• Data section
....................
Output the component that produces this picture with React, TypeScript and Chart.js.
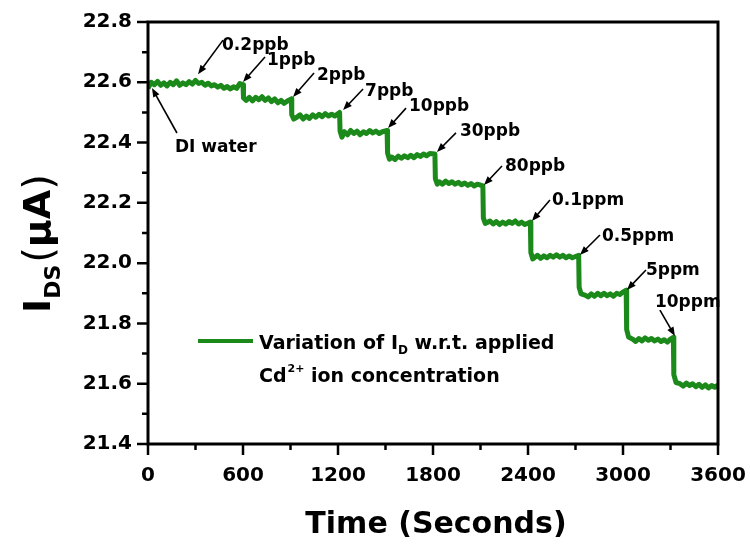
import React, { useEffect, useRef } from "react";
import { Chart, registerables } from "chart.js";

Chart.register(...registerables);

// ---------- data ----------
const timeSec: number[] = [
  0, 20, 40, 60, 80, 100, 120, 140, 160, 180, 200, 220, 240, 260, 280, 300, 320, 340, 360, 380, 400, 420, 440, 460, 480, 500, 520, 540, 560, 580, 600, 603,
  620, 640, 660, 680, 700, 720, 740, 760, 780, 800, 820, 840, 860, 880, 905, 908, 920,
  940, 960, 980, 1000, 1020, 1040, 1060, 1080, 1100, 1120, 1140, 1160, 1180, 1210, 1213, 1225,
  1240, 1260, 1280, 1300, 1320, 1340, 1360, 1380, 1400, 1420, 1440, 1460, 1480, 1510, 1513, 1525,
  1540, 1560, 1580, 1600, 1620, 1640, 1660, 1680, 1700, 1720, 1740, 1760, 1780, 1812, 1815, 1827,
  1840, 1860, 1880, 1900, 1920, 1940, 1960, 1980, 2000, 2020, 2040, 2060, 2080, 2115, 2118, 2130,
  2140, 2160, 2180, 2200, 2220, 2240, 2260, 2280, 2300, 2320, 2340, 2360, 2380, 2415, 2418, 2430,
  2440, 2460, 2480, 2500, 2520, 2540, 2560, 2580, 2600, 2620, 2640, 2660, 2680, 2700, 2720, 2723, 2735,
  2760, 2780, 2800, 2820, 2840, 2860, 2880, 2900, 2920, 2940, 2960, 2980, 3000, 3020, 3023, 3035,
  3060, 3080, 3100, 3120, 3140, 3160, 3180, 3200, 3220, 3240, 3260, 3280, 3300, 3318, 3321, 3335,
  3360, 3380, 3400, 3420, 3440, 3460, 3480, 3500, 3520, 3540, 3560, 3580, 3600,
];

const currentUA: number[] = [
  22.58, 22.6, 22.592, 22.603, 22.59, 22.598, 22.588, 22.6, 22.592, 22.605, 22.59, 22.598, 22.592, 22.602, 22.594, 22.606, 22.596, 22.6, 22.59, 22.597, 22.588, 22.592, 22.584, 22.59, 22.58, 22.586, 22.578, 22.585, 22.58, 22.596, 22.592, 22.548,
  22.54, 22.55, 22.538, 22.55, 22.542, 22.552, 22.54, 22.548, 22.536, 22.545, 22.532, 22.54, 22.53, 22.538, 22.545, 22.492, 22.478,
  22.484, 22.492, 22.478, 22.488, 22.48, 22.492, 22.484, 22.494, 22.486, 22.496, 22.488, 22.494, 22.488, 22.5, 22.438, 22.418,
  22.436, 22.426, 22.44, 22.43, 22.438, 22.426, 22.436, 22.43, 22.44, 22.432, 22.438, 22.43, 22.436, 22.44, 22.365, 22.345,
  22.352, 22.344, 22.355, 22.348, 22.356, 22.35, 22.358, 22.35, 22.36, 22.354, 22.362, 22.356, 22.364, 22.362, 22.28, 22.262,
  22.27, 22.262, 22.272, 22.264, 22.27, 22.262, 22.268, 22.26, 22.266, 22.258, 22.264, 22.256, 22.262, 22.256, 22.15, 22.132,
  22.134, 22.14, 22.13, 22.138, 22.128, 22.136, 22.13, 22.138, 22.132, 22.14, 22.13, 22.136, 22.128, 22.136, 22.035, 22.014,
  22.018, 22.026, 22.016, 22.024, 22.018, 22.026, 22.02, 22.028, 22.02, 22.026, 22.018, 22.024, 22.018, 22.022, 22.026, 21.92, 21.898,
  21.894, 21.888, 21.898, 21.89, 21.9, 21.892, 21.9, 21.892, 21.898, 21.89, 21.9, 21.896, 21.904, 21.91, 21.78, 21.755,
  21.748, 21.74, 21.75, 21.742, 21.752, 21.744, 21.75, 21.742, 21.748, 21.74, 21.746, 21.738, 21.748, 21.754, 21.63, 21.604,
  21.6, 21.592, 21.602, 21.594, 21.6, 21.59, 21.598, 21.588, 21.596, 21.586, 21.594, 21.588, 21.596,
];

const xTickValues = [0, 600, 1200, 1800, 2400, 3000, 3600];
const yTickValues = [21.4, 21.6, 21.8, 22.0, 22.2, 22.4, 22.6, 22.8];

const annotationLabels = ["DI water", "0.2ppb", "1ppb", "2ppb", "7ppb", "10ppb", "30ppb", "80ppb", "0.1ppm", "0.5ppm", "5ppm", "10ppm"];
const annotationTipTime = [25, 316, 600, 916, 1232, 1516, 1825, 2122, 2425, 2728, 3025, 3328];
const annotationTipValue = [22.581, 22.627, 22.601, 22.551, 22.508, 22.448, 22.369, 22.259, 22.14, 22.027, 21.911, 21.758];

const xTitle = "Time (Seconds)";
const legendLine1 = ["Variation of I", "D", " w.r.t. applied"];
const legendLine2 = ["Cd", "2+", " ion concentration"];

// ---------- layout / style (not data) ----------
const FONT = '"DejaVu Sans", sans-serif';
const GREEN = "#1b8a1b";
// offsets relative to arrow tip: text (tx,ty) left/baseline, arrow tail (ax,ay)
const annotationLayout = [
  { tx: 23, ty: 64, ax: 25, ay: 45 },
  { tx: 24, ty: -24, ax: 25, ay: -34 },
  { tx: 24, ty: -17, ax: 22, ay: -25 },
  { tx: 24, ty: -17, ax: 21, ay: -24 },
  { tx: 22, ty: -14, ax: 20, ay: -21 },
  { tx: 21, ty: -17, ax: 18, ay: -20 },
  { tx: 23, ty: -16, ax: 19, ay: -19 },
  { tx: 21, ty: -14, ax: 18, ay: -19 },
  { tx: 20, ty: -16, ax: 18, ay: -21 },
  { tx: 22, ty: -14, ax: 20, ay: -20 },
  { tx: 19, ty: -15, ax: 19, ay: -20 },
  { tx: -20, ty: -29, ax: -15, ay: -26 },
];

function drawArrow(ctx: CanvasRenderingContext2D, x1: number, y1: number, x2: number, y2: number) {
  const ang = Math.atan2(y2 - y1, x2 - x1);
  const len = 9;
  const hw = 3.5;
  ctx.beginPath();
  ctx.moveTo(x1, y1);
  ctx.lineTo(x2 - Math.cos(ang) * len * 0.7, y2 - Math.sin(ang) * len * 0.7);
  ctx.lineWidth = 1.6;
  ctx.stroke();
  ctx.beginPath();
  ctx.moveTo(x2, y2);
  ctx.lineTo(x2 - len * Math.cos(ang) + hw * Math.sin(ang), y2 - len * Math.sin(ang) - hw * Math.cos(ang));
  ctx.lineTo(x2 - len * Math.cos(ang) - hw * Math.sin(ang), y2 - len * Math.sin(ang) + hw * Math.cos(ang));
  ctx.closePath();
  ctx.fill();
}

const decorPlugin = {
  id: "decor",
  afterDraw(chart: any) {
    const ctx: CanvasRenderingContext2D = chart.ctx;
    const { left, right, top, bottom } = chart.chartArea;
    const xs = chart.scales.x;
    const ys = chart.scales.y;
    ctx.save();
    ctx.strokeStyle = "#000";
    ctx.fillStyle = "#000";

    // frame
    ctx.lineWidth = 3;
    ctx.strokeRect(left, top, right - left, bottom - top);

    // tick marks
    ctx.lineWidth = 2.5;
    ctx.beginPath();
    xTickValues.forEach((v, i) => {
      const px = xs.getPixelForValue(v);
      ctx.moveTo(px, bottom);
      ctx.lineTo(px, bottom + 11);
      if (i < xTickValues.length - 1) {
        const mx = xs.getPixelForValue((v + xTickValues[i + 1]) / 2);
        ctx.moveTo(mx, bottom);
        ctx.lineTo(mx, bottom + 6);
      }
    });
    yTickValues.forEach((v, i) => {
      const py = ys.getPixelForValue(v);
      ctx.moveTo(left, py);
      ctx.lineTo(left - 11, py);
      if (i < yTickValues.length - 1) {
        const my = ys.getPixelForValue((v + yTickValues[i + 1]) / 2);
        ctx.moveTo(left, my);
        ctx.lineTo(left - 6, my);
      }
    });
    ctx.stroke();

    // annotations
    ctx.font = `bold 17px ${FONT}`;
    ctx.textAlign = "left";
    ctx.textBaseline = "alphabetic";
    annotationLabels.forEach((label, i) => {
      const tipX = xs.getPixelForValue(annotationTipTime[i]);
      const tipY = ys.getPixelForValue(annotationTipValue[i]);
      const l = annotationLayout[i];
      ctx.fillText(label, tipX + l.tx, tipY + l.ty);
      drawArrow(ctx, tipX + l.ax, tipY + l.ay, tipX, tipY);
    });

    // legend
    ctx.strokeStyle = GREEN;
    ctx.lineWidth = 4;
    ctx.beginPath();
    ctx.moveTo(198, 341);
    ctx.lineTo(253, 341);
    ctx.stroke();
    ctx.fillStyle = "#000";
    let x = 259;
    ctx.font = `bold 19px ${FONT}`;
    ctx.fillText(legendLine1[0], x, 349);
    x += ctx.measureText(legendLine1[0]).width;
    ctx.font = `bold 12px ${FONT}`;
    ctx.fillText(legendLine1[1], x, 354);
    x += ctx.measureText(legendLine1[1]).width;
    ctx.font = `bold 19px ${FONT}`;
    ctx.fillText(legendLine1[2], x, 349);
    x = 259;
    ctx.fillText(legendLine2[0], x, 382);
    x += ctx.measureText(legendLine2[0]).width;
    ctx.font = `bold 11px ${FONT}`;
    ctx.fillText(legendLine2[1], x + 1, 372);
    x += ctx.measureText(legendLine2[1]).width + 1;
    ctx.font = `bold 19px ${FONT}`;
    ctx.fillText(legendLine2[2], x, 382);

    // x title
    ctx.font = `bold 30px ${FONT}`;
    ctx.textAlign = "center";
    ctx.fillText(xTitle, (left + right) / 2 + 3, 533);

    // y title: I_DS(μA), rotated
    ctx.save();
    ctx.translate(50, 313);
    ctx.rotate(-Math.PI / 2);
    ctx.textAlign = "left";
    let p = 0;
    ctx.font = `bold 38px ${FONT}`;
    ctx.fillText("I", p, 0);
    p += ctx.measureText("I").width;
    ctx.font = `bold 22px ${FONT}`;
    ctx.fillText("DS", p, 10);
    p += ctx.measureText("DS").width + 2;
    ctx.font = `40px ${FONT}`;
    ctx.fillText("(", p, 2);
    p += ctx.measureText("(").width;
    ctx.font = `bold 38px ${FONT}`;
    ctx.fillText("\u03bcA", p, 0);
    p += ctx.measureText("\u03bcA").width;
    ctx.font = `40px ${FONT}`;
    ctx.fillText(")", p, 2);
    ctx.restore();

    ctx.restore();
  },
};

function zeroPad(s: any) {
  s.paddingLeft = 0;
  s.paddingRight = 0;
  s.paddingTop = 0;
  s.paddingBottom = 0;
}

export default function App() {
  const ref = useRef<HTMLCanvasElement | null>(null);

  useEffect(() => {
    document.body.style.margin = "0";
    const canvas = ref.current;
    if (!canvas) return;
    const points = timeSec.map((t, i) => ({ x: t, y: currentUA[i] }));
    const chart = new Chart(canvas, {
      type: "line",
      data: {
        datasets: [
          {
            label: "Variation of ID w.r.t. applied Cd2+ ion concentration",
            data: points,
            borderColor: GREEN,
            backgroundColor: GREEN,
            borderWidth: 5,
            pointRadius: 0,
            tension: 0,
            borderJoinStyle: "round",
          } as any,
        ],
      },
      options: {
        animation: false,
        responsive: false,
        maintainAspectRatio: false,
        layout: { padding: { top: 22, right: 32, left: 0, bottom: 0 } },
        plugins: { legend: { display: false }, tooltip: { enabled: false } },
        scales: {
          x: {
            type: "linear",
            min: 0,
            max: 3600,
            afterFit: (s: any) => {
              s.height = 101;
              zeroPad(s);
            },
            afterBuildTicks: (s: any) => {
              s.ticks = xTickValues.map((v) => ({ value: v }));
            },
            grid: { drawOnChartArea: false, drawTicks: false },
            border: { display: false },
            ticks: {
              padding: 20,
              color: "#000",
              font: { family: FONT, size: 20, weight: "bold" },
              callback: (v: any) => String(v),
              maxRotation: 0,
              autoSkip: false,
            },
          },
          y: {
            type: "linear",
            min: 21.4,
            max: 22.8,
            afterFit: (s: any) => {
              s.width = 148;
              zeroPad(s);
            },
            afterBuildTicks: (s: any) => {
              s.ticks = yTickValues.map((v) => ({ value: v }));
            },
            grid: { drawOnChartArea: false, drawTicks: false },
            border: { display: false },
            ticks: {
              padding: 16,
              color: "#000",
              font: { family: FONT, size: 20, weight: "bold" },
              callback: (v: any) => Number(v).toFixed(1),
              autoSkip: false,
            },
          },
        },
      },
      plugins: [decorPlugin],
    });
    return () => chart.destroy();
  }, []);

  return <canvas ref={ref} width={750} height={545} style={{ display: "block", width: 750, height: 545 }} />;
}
....................
Copy nothing but the lines from the top of the data down to the line containing "Chart.register(...registerables);", and leave the pictures out.

Output the component that produces this picture with React, TypeScript and Chart.js.
import React, { useEffect, useRef } from "react";
import { Chart, registerables } from "chart.js";

Chart.register(...registerables);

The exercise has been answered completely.